I would refer you to my Keynote address made last week to the Association of Independent Life Insurance Brokers [AILIB(S)]. It is available on the MAS website. The speech noted observations that MAS had made over the last 20 months as an administrator of the Insurance Intermediaries Act. I had gone through an analysis; I called it a Reality check and gave some considerations for the Next Steps. The key message is that it has been a rough ride for many life insurance brokers, and there were many lessons learnt by the pioneer batch. Those who are waiting to come in could well learn from these practitioners what are the critical success factors. There is no need to repeat expensive mistakes. Do think through very carefully to select a business model or join a FA firm with a business model that is more likely to succeed.

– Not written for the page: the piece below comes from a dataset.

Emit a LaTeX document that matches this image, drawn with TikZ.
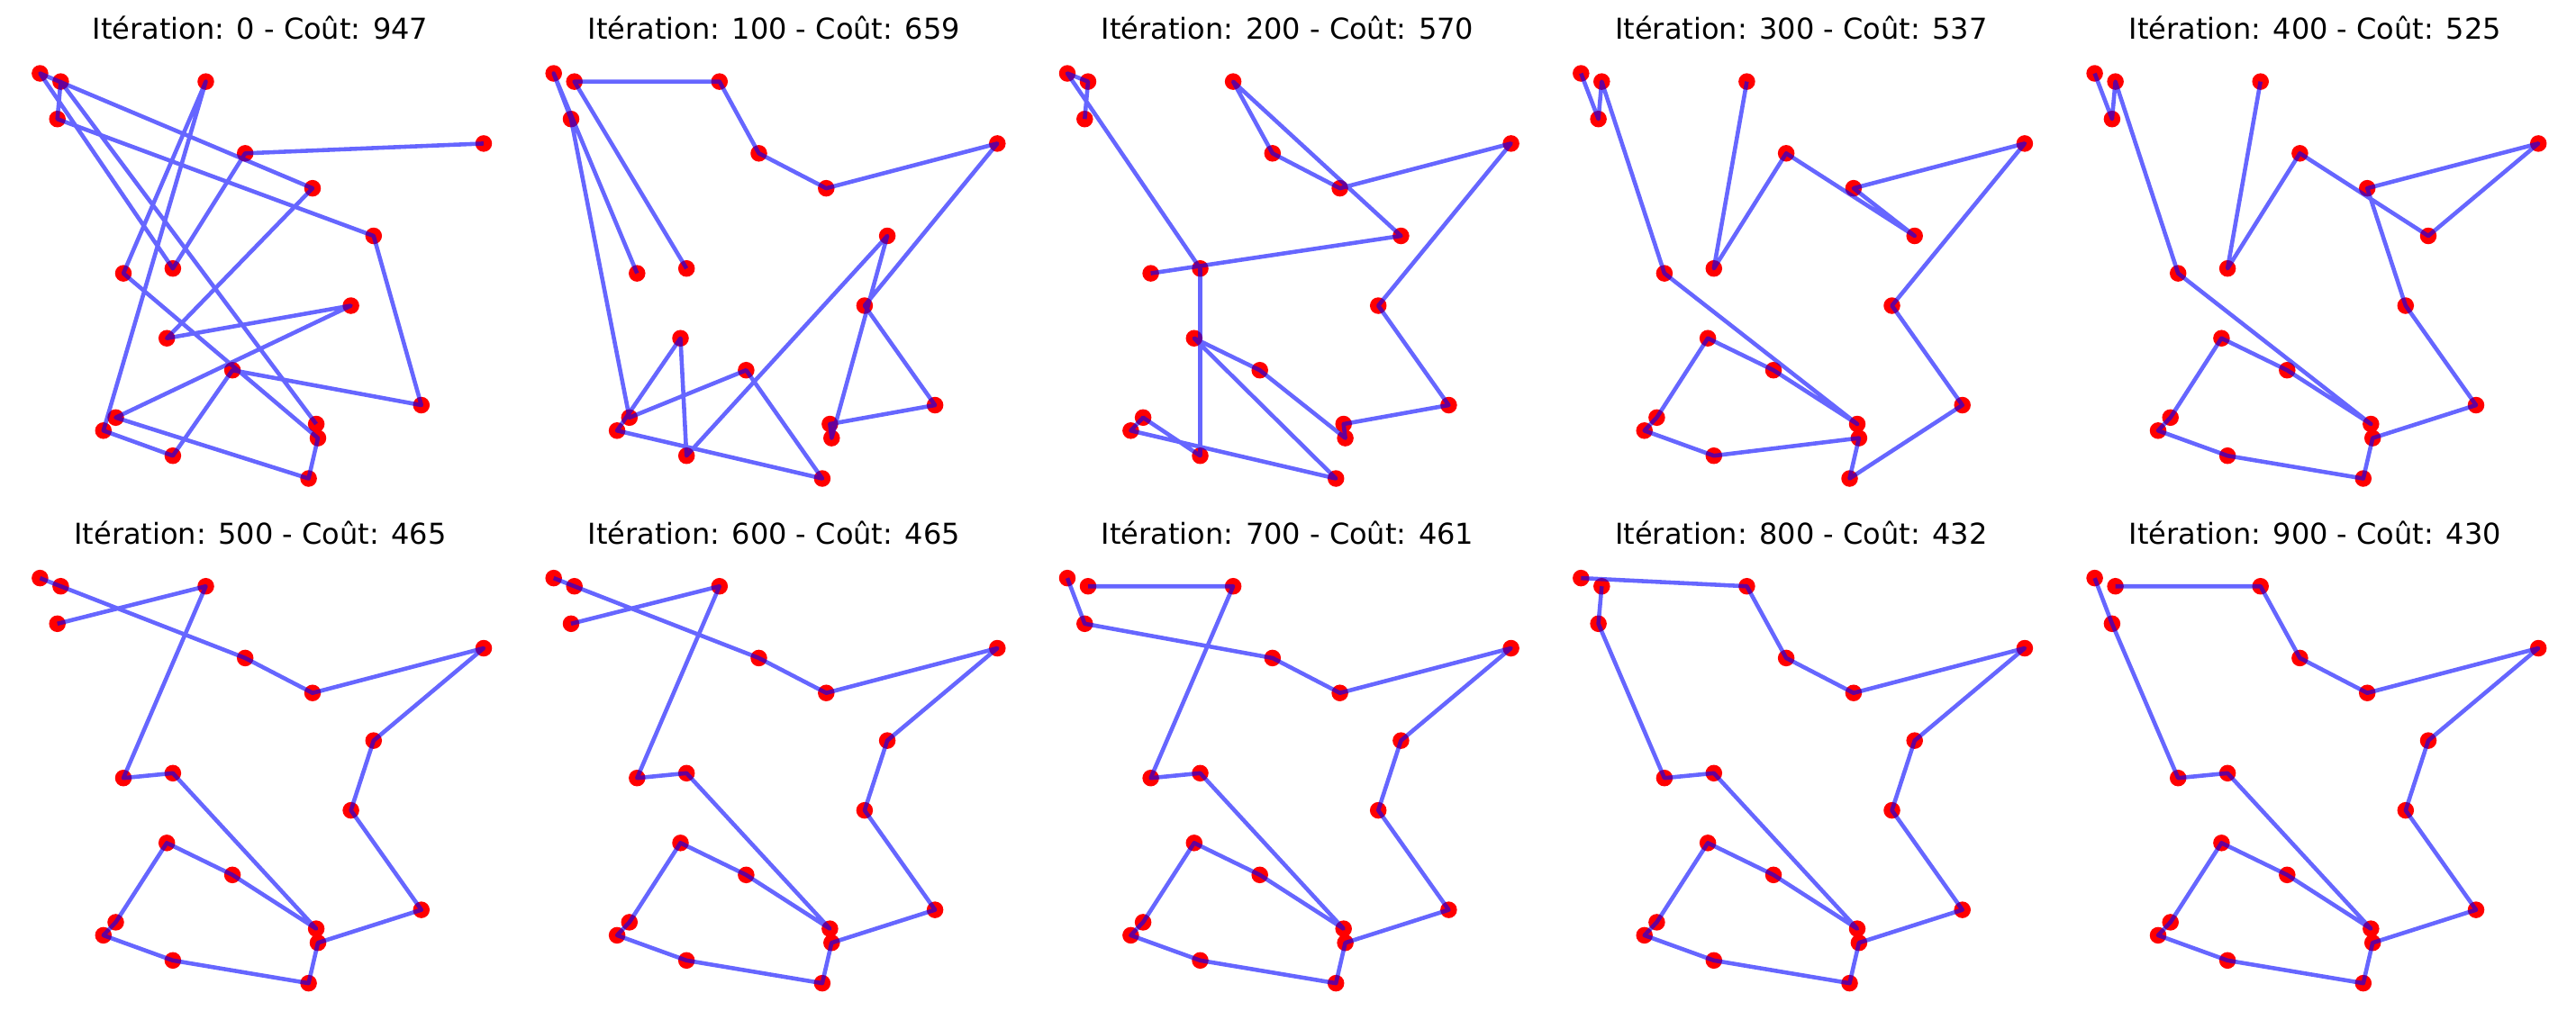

Interestingly enough, there was feedback following my earlier speech that the MAS was pro-insurer and pro-agency with the message to discourage life insurance agents from becoming licensed FA. Let me reiterate that the MAS is impartial to any distribution channel. Our preference is for channels that are cost-efficient, competent, professionally managed and which adds value in the financial advisory process. Ineffectively managed channels pose risks and create instability in our financial markets. This would result in loss of public confidence that could undermine the MAS?s role to safeguard policyholders' interest.
In concluding, I would like to emphasize the importance of a consistent delivery of valuable, professional and trust-worthy services to an increasingly discerning client base. The participants in the life insurance sector are, the product providers, distributors, company staff, industry associations such as the LUA and the regulators. Every part of the value chain in insurance should be committed to safeguarding policyholders' interest and the maintenance of public confidence through ethical conduct and value add roles.
The FAA may be a new chapter in our lives but our mission continues as before.
Thank you and have a great Congress.